The UK's construction industry experienced its weakest performance for seven years last month, according to a closely watched survey.
The Markit/CIPS construction purchasing managers' index fell to 46.0 in June, its lowest level since June 2009. It had been 51.2 in May.
A figure above 50 indicates expansion - below that, contraction.
Most of the data for the survey was collected before the 23 June referendum in which the UK voted to leave the EU.
"However, the extent and speed of the downturn in the face of political and economic uncertainty is a clear warning flag for the wider post-Brexit economic outlook," said Tim Moore, senior economist at Markit.
Markit said a number of firms had commented on reluctance among clients to commence new contracts in the run-up to the referendum, as well as continuing uncertainty about the general economic outlook.

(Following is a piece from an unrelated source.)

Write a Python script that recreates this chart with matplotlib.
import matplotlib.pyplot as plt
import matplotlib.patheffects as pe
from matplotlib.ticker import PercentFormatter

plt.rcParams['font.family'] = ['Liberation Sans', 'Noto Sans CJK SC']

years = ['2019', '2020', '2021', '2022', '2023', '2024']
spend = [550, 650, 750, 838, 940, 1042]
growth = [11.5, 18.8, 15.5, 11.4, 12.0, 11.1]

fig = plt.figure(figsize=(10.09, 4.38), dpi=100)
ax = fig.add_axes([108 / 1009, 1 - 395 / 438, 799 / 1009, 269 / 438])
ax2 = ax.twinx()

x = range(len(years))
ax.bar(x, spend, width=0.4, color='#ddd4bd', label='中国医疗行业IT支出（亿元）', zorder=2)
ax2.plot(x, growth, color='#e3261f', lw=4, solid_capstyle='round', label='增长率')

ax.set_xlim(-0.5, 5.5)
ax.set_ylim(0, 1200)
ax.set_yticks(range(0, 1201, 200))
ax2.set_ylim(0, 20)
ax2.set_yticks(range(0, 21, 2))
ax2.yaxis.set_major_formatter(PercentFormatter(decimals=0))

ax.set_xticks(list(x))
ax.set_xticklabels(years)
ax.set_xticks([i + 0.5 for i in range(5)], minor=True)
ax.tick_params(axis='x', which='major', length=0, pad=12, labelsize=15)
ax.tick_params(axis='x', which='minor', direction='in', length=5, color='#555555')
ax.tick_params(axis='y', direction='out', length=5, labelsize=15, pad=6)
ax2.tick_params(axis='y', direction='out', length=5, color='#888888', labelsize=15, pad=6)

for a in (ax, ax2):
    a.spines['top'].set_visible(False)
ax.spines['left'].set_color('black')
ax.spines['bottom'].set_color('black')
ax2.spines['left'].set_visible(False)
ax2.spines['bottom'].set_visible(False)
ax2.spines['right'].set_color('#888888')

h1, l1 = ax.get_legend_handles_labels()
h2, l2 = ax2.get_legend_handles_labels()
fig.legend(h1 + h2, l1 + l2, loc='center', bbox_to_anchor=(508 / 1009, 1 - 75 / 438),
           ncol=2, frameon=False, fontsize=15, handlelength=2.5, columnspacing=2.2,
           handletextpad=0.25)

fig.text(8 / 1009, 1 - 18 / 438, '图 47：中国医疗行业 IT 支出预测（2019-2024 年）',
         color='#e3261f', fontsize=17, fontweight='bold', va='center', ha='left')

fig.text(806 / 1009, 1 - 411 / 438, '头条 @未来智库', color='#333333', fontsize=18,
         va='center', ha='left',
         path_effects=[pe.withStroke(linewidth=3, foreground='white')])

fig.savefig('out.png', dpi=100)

"This is an absolutely dire survey that fuels serious concern over the construction sector," said Howard Archer, chief UK and European economist at IHS Global Insight.
"The survey can only intensify concern as to just how much the construction sector will be hampered by the Brexit vote."

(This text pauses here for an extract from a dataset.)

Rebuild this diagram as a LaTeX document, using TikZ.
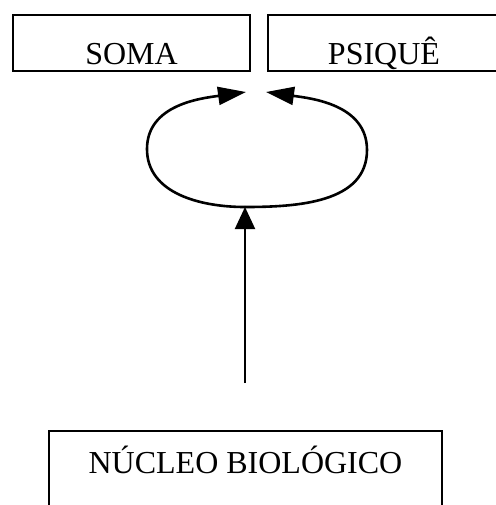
\documentclass[tikz,border=0pt]{standalone}
\usepackage{fontspec}
\setmainfont{Liberation Serif}
\usetikzlibrary{arrows.meta, positioning, calc}

\tikzset{
    box/.style={draw, line width=1.2pt, inner xsep=0pt, inner ysep=0pt, anchor=north},
    looparrow/.style={line width=1.3pt, -{Triangle[length=14pt, width=9pt]}},
    uparrow/.style={line width=1pt, -{Triangle[length=11pt, width=10pt]}}
}

\begin{document}
\begin{tikzpicture}[x=0.5pt, y=-0.5pt, font=\fontsize{16}{19}\selectfont]
    % Frame
    \clip (0,0) rectangle (496,505);

    % Boxes
    \node[box, minimum width=118.5pt, text height=24.5pt, text depth=3.5pt] (soma) at (131.5,14) {SOMA};
    \node[box, minimum width=116pt, text height=24.5pt, text depth=3.5pt] (psique) at (384,14) {PSIQUÊ};
    \node[box, minimum width=196.5pt, text height=21pt, text depth=30pt] (nucleo) at (245.5,430) {NÚCLEO BIOLÓGICO};

    % Loop
    \coordinate (bot) at (245,207);
    \coordinate (lft) at (147,149);
    \coordinate (rgt) at (367,150);
    \coordinate (tipL) at (246,92);
    \coordinate (tipR) at (266,92);
    \draw[looparrow] (bot) to[out=180, in=-90] (lft) to[out=90, in=188] (tipL);
    \draw[looparrow] (bot) to[out=0, in=-90] (rgt) to[out=90, in=-8] (tipR);

    % Upward arrow
    \coordinate (base) at (245,383);
    \draw[uparrow] (base) -- (bot);
\end{tikzpicture}
\end{document}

He added: "The purchasing managers' survey points to the construction sector taking a major hit from heightened uncertainty even before the UK voted for Brexit."
"The government will be particularly worried to see housebuilding contract at the fastest rate since December 2012 and the second fastest rate since April 2009, given that it is looking to address the UK's acute housing shortage."
Last week, Markit's manufacturing index for June showed its strongest reading since January, rising to 52.1.